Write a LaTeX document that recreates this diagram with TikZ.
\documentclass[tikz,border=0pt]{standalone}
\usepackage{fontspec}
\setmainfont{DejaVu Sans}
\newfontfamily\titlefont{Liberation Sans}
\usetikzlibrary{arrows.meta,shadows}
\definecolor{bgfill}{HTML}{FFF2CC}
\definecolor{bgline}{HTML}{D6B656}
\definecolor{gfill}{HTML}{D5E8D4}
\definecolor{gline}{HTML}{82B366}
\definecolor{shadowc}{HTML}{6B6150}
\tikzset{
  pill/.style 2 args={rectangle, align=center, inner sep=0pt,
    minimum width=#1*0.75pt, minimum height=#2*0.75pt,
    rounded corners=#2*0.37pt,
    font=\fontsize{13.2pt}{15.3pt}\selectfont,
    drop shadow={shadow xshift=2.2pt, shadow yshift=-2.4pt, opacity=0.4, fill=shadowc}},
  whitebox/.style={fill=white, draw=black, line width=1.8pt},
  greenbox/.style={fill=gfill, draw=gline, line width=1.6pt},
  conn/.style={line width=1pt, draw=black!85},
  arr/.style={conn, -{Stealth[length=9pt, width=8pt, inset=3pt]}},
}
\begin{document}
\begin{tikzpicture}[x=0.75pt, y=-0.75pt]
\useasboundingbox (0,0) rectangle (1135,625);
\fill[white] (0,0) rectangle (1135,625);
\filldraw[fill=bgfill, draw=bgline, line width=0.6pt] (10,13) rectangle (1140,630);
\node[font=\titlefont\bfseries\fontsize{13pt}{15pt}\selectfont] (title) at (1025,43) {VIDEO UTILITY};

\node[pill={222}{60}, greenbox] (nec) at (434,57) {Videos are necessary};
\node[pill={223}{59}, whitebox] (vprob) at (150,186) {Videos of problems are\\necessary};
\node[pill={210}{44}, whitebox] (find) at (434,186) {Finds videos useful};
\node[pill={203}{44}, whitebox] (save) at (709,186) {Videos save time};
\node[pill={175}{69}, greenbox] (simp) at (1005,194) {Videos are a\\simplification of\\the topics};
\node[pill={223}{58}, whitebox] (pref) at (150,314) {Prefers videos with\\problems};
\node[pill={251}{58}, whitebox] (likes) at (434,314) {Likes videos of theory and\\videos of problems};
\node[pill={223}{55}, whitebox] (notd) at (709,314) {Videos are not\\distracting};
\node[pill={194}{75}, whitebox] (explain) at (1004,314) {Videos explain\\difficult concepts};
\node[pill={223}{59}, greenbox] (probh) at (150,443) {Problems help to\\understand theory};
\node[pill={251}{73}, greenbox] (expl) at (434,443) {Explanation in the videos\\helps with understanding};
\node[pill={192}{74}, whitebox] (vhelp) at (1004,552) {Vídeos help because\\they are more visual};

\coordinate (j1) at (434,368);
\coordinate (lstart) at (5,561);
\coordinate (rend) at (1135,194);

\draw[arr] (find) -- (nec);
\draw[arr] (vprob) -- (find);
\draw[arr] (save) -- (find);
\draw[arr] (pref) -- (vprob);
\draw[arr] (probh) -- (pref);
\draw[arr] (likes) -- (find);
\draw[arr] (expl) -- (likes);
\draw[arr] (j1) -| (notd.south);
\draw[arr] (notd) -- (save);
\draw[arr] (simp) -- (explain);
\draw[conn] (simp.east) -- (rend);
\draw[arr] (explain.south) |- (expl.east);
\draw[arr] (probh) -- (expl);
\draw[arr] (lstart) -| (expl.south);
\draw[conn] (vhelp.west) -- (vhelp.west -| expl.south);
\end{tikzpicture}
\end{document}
========================================
→ WHAT TO WORK ON
Copy out each line above, character for character.

→ RESPONSE FOR THIS EXERCISE
Write a LaTeX document that recreates this diagram with TikZ.
\documentclass[tikz,border=0pt]{standalone}
\usepackage{fontspec}
\setmainfont{DejaVu Sans}
\newfontfamily\titlefont{Liberation Sans}
\usetikzlibrary{arrows.meta,shadows}
\definecolor{bgfill}{HTML}{FFF2CC}
\definecolor{bgline}{HTML}{D6B656}
\definecolor{gfill}{HTML}{D5E8D4}
\definecolor{gline}{HTML}{82B366}
\definecolor{shadowc}{HTML}{6B6150}
\tikzset{
  pill/.style 2 args={rectangle, align=center, inner sep=0pt,
    minimum width=#1*0.75pt, minimum height=#2*0.75pt,
    rounded corners=#2*0.37pt,
    font=\fontsize{13.2pt}{15.3pt}\selectfont,
    drop shadow={shadow xshift=2.2pt, shadow yshift=-2.4pt, opacity=0.4, fill=shadowc}},
  whitebox/.style={fill=white, draw=black, line width=1.8pt},
  greenbox/.style={fill=gfill, draw=gline, line width=1.6pt},
  conn/.style={line width=1pt, draw=black!85},
  arr/.style={conn, -{Stealth[length=9pt, width=8pt, inset=3pt]}},
}
\begin{document}
\begin{tikzpicture}[x=0.75pt, y=-0.75pt]
\useasboundingbox (0,0) rectangle (1135,625);
\fill[white] (0,0) rectangle (1135,625);
\filldraw[fill=bgfill, draw=bgline, line width=0.6pt] (10,13) rectangle (1140,630);
\node[font=\titlefont\bfseries\fontsize{13pt}{15pt}\selectfont] (title) at (1025,43) {VIDEO UTILITY};

\node[pill={222}{60}, greenbox] (nec) at (434,57) {Videos are necessary};
\node[pill={223}{59}, whitebox] (vprob) at (150,186) {Videos of problems are\\necessary};
\node[pill={210}{44}, whitebox] (find) at (434,186) {Finds videos useful};
\node[pill={203}{44}, whitebox] (save) at (709,186) {Videos save time};
\node[pill={175}{69}, greenbox] (simp) at (1005,194) {Videos are a\\simplification of\\the topics};
\node[pill={223}{58}, whitebox] (pref) at (150,314) {Prefers videos with\\problems};
\node[pill={251}{58}, whitebox] (likes) at (434,314) {Likes videos of theory and\\videos of problems};
\node[pill={223}{55}, whitebox] (notd) at (709,314) {Videos are not\\distracting};
\node[pill={194}{75}, whitebox] (explain) at (1004,314) {Videos explain\\difficult concepts};
\node[pill={223}{59}, greenbox] (probh) at (150,443) {Problems help to\\understand theory};
\node[pill={251}{73}, greenbox] (expl) at (434,443) {Explanation in the videos\\helps with understanding};
\node[pill={192}{74}, whitebox] (vhelp) at (1004,552) {Vídeos help because\\they are more visual};

\coordinate (j1) at (434,368);
\coordinate (lstart) at (5,561);
\coordinate (rend) at (1135,194);

\draw[arr] (find) -- (nec);
\draw[arr] (vprob) -- (find);
\draw[arr] (save) -- (find);
\draw[arr] (pref) -- (vprob);
\draw[arr] (probh) -- (pref);
\draw[arr] (likes) -- (find);
\draw[arr] (expl) -- (likes);
\draw[arr] (j1) -| (notd.south);
\draw[arr] (notd) -- (save);
\draw[arr] (simp) -- (explain);
\draw[conn] (simp.east) -- (rend);
\draw[arr] (explain.south) |- (expl.east);
\draw[arr] (probh) -- (expl);
\draw[arr] (lstart) -| (expl.south);
\draw[conn] (vhelp.west) -- (vhelp.west -| expl.south);
\end{tikzpicture}
\end{document}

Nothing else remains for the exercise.